In the Tabernas badlands of south-east Spain, slope aspect (the direction a slope faces) creates strong contrasts in microclimate and vegetation, and D. diacapsis is reported mainly from north-facing slopes and adjacent flatter pediments (gently sloping surfaces at the foot of hills). There it may form extensive whitish carpets that have been associated with reduced erosion and with the development of plant patches, whereas the sunnier south-facing slopes are more eroded and commonly support little vegetation. Laboratory measurements were made by comparing thalli from north-facing ("shade") and south-facing ("sun") slopes and measuring exchange under controlled light, temperature, and thallus water content. In these experiments, the sun-exposed population generally showed higher net photosynthesis (more uptake in the light), while measures of photosynthetic efficiency and the light level where photosynthesis balances respiration (the light compensation point) were broadly similar between the two populations. After adjusting the results for dry mass and chlorophyll content, sun thalli still showed higher net photosynthesis. Shade thalli, however, had more lichen biomass per unit area and held more water per unit area, a pattern interpreted as supporting longer hydrated (active) periods in shadier microhabitats; they summarised this as a trade-off between higher photosynthetic rates during shorter active periods on south-facing slopes and longer active periods with lower rates on north-facing slopes. Studies of continuous lichen-dominated soil crusts describe rapid ponding (water pooling on the surface) and runoff, reducing water infiltration into the soil, while still producing lower sediment loss than bare ground. Souza-Egipsy and colleagues investigated this pattern in D. diacapsis using scanning electron microscopy, and suggested that infiltration depends largely on breaks in the crust (such as microfissures) rather than on the crust alone.
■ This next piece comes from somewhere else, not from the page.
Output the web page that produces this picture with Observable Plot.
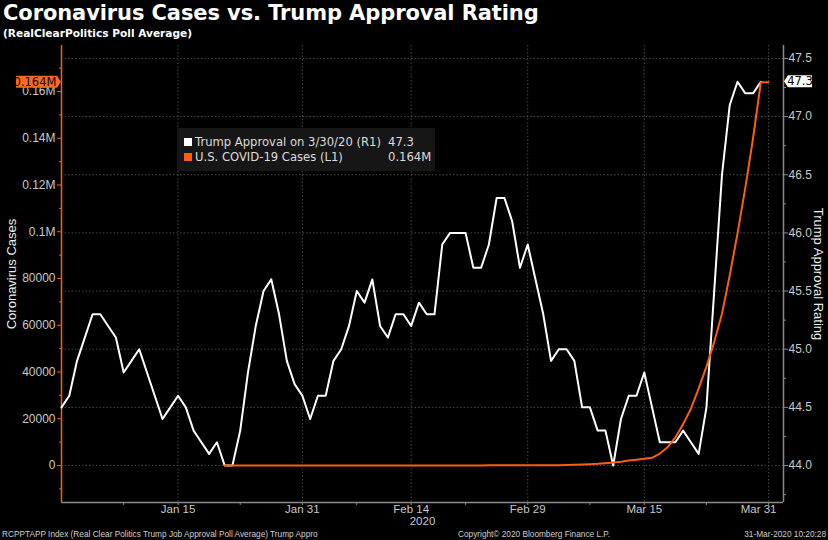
<!DOCTYPE html>
<html><head><meta charset="utf-8">
<script src="https://cdn.jsdelivr.net/npm/d3@7"></script>
<script src="https://cdn.jsdelivr.net/npm/@observablehq/plot@0.6"></script>
<style>
html,body{margin:0;padding:0;background:#000;}
body{width:828px;height:540px;overflow:hidden;position:relative;font-family:"Liberation Sans",Arial,sans-serif;color:#fff;}
#head{height:40px;padding-left:3px;}
#title{font-family:"DejaVu Sans",sans-serif;font-weight:bold;font-size:21px;letter-spacing:-0.1px;line-height:26px;color:#fff;}
#subtitle{font-family:"DejaVu Sans",sans-serif;font-weight:bold;font-size:10.6px;line-height:14px;color:#fff;}
#chart{height:488px;}
#foot{position:relative;height:12px;font-family:"Liberation Sans",sans-serif;font-size:9.5px;line-height:12px;color:#cfcfcf;}
#foot span{position:absolute;top:0;white-space:nowrap;transform:scaleX(0.87);}
#legend{position:absolute;left:177px;top:128px;width:258px;height:43px;background:#161616;font-family:"DejaVu Sans",sans-serif;font-size:11.6px;color:#dcdcdc;}
#legend .row{position:absolute;left:7px;height:15px;line-height:15px;white-space:nowrap;}
#legend .sw{display:inline-block;width:8px;height:8px;margin-right:3px;}
#legend .val{position:absolute;left:204px;top:0;}
</style></head><body>
<div id="head"><div id="title"></div><div id="subtitle"></div></div>
<div id="chart"></div>
<div id="foot"></div>
<div id="legend"></div>
<script>
// ---------- data ----------
const titleText = "Coronavirus Cases vs. Trump Approval Rating";
const subtitleText = "(RealClearPolitics Poll Average)";
const approvalStart = "2019-12-31"; // one value per day
const approval = [44.5,44.6,44.9,45.1,45.3,45.3,45.2,45.1,44.8,44.9,45.0,44.8,44.6,44.4,44.5,44.6,44.5,44.3,44.2,44.1,
  44.2,44.0,44.0,44.3,44.8,45.2,45.5,45.6,45.3,44.9,44.7,44.6,44.4,44.6,44.6,44.9,45.0,45.2,45.5,45.4,
  45.6,45.2,45.1,45.3,45.3,45.2,45.4,45.3,45.3,45.9,46.0,46.0,46.0,45.7,45.7,45.9,46.3,46.3,46.1,45.7,
  45.9,45.6,45.3,44.9,45.0,45.0,44.9,44.5,44.5,44.3,44.3,44.0,44.4,44.6,44.6,44.8,44.5,44.2,44.2,44.2,
  44.3,44.2,44.1,44.5,45.5,46.5,47.1,47.3,47.2,47.2,47.3];
const casesStart = "2020-01-21"; // one value per day
const cases = [1,1,1,2,3,5,5,5,5,6,7,8,8,11,11,12,12,12,12,12,12,13,13,14,14,15,15,15,15,15,15,15,35,35,53,53,59,60,62,70,
  76,101,122,153,221,319,435,541,704,994,1300,1650,2100,2500,2900,3300,5100,7800,12000,17700,24300,32900,42300,52800,64900,
  81400,99300,118800,140000,164000,164000];
const leftTicks = [0,20000,40000,60000,80000,100000,120000,140000,160000];
const leftTickLabels = ["0","20000","40000","60000","80000","0.1M","0.12M","0.14M","0.16M"];
const leftMinorTicks = [-10000,10000,30000,50000,70000,90000,110000,130000,150000,170000];
const rightTicks = [44.0,44.5,45.0,45.5,46.0,46.5,47.0,47.5];
const rightMinorTicks = [43.75,44.25,44.75,45.25,45.75,46.25,46.75,47.25];
const dateTicks = ["2020-01-15","2020-01-31","2020-02-14","2020-02-29","2020-03-15","2020-03-31"];
const dateTickLabels = ["Jan 15","Jan 31","Feb 14","Feb 29","Mar 15","Mar 31"];
const dateMinorTicks = ["2020-01-08","2020-01-23","2020-02-07","2020-02-21","2020-03-08","2020-03-23"];
const yearLabel = "2020";
const xDomainStr = ["2019-12-31T00:00Z","2020-04-01T22:00Z"];
const leftDomain = [-15830, 179680];
const rightDomain = [43.6818, 47.6114];
const leftTitle = "Coronavirus Cases";
const rightTitle = "Trump Approval Rating";
const legendNames = ["Trump Approval on 3/30/20 (R1)", "U.S. COVID-19 Cases (L1)"];
const footerTexts = ["RCPPTAPP Index (Real Clear Politics Trump Job Approval Poll Average) Trump Appro",
  "Copyright\u00a9 2020 Bloomberg Finance L.P.", "31-Mar-2020 10:20:28"];

// ---------- styles ----------
const ORANGE = "#fb5e10";
const TAG_ORANGE = "#f46a1e";
const AXIS_GRAY = "#8a8a8a";
const LABEL = "#c9c9c9";
const GRID = "#484848";

// ---------- build ----------
const parse = d3.utcParse("%Y-%m-%d");
const approvalData = approval.map((v, i) => ({date: d3.utcDay.offset(parse(approvalStart), i), value: v}));
const casesData = cases.map((v, i) => ({date: d3.utcDay.offset(parse(casesStart), i), value: v}));
const toLeft = d3.scaleLinear(rightDomain, leftDomain);
const xDomain = xDomainStr.map(s => new Date(s));
const dateTickData = dateTicks.map((d, i) => ({date: parse(d), label: dateTickLabels[i]}));
const leftLabelMap = new Map(leftTicks.map((t, i) => [t, leftTickLabels[i]]));
const lastCases = cases[cases.length - 1];
const lastApproval = approval[approval.length - 1];
const fmtCases = v => v >= 100000 ? (v / 1e6).toFixed(3) + "M" : String(v);
const fmtAppr = v => v.toFixed(1);

d3.select("#title").text(titleText);
d3.select("#subtitle").text(subtitleText);

const tags = (index, scales, values, dims) => {
  const g = d3.create("svg:g").attr("font-family", "DejaVu Sans, sans-serif").attr("font-size", 11.5);
  const xl = dims.marginLeft, xr = dims.width - dims.marginRight;
  const yl = scales.y(lastCases);
  const yr = scales.y(toLeft(lastApproval));
  const h = 6, wl = 42, wr = 26;
  g.append("path").attr("fill", TAG_ORANGE)
    .attr("d", `M${xl},${yl}L${xl - 4},${yl - h}L${xl - wl - 3},${yl - h}L${xl - wl - 3},${yl + h}L${xl - 4},${yl + h}Z`);
  g.append("text").attr("x", xl - 4 - wl / 2 - 1).attr("y", yl).attr("dy", "0.36em").attr("text-anchor", "middle")
    .attr("fill", "#1a0800").text(fmtCases(lastCases));
  g.append("path").attr("fill", "#fff")
    .attr("d", `M${xr + 1},${yr}L${xr + 5},${yr - h}L${xr + wr + 3},${yr - h}L${xr + wr + 3},${yr + h}L${xr + 5},${yr + h}Z`);
  g.append("text").attr("x", xr + 5 + wr / 2 - 1).attr("y", yr).attr("dy", "0.36em").attr("text-anchor", "middle")
    .attr("fill", "#000").text(fmtAppr(lastApproval));
  return g.node();
};

const chart = Plot.plot({
  width: 828, height: 488,
  marginLeft: 61, marginRight: 45, marginTop: 5, marginBottom: 26,
  style: {background: "#000", fontFamily: "Liberation Sans, Arial, sans-serif", overflow: "visible"},
  x: {type: "utc", domain: xDomain, axis: null},
  y: {domain: leftDomain, axis: null},
  marks: [
    Plot.gridY(rightTicks.map(toLeft), {stroke: GRID, strokeOpacity: 1, strokeDasharray: "1.5,2"}),
    Plot.gridX(dateTickData.map(d => d.date), {stroke: GRID, strokeOpacity: 1, strokeDasharray: "1.5,2"}),
    Plot.ruleX([xDomain[0]], {stroke: ORANGE, strokeWidth: 1.5}),
    Plot.ruleX([xDomain[1]], {stroke: AXIS_GRAY, strokeWidth: 1.5}),
    Plot.ruleY([leftDomain[0]], {stroke: AXIS_GRAY, strokeWidth: 1.5}),
    // left axis
    Plot.axisY(leftTicks, {anchor: "left", label: null, tickSize: 4, tickPadding: 2, stroke: ORANGE, fill: LABEL,
      fontSize: 12, tickFormat: t => leftLabelMap.get(t)}),
    Plot.axisY(leftMinorTicks, {anchor: "left", label: null, tickSize: 2, stroke: ORANGE, tickFormat: () => ""}),
    // right axis
    Plot.axisY(rightTicks.map(toLeft), {anchor: "right", label: null, tickSize: 4, tickPadding: 1, stroke: AXIS_GRAY, fill: LABEL,
      fontSize: 12, tickFormat: t => fmtAppr(toLeft.invert(t))}),
    Plot.axisY(rightMinorTicks.map(toLeft), {anchor: "right", label: null, tickSize: 2, stroke: AXIS_GRAY, tickFormat: () => ""}),
    // bottom axis
    Plot.axisX(dateTickData.map(d => d.date), {anchor: "bottom", label: null, tickSize: 3, stroke: AXIS_GRAY, tickFormat: () => ""}),
    Plot.axisX(dateMinorTicks.map(parse), {anchor: "bottom", label: null, tickSize: 3, stroke: AXIS_GRAY, tickFormat: () => ""}),
    Plot.text(dateTickData.slice(0, -1), {x: "date", text: "label", frameAnchor: "bottom", dy: 10, fill: LABEL, fontSize: 11.5}),
    Plot.text(dateTickData.slice(-1), {x: "date", text: "label", frameAnchor: "bottom", dy: 10, dx: -10, fill: LABEL, fontSize: 11.5}),
    Plot.text([yearLabel], {frameAnchor: "bottom", dy: 22, fill: LABEL, fontSize: 11.5}),
    // axis titles
    Plot.text([leftTitle], {frameAnchor: "left", textAnchor: "middle", rotate: -90, dx: -50, fill: "#eeeeee", fontSize: 13}),
    Plot.text([rightTitle], {frameAnchor: "right", textAnchor: "middle", rotate: 90, dx: 35, fill: "#eeeeee", fontSize: 13}),
    // series
    Plot.line(approvalData, {x: "date", y: d => toLeft(d.value), stroke: "#ffffff", strokeWidth: 2}),
    Plot.line(casesData, {x: "date", y: "value", stroke: ORANGE, strokeWidth: 2}),
    tags
  ]
});
document.getElementById("chart").appendChild(chart);

// legend
const legendData = [
  {name: legendNames[0], color: "#ffffff", value: fmtAppr(lastApproval)},
  {name: legendNames[1], color: ORANGE, value: fmtCases(lastCases)}
];
const lg = d3.select("#legend");
legendData.forEach((d, i) => {
  const row = lg.append("div").attr("class", "row").style("top", (7 + i * 15) + "px").style("width", "250px");
  row.append("span").attr("class", "sw").style("background", d.color);
  row.append("span").text(d.name);
  row.append("span").attr("class", "val").text(d.value);
});

// footer
const ft = d3.select("#foot");
ft.append("span").style("left", "2px").style("transform-origin", "left center").text(footerTexts[0]);
ft.append("span").style("left", "458px").style("transform-origin", "left center").text(footerTexts[1]);
ft.append("span").style("right", "2px").style("transform-origin", "right center").text(footerTexts[2]);
</script>
</body></html>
In a growth-chamber experiment using the steppe grass Macrochloa tenacissima, soil covered by a D. diacapsis crust delayed germination and reduced mean germination (the average proportion of seeds that germinated) compared with bare soil: first germination occurred after 22 days (vs 16 days on bare soil) and mean germination was 9% (vs 18%). Seedlings that germinated were less likely to emerge above the surface and their roots were less likely to penetrate into the soil, while seed viability was similar across treatments (85–90%). Possible contributors included reduced water availability where the crust seals the surface, physical resistance from a thick, continuous thallus, and species-specific exudates (released compounds).

On gypsum biological soil crusts of the Iberian Peninsula, D. diacapsis can act as a substrate for other lichen-forming fungi: Acarospora species may begin as parasites on D. diacapsis and later develop independent thalli, and Rhizocarpon malenconianum has been described as an obligate lichenicolous lichen on it (restricted to growing on other lichens); Diplotomma rivas-martinezii is also reported to occur close to D. diacapsis in the same crust communities. Where it grows on exposed gypsum bedrock, thalli can shield the substrate beneath them from direct rainfall, while adjacent unprotected gypsum continues to dissolve and lower in surface level; this contrast can produce small conical or rounded gypsum mounds associated with the lichens, up to about 15 mm high, which Mottershead and Lucas described as an "umbrella effect". On calcarenite in south-east Spain, D. diacapsis has been reported to break down the rock by weathering the carbonate cement that binds mineral fragments, with hyphae (fungal filaments) growing between carbonate fragments, quartz grains, and mica within the substratum; the same study noted that little or no growth of other microorganisms occurred immediately adjacent to the crustose thallus, in contrast to the more microbially diverse communities observed beneath foliose (leaf-like) lichens at the same site.

In the Colorado Plateau region it has been described as a good field indicator of gypsum-rich soils and may form large populations that locally dominate soil-crust communities, often reported with Psora decipiens, Gyalolechia bracteata, and Squamarina lentigera.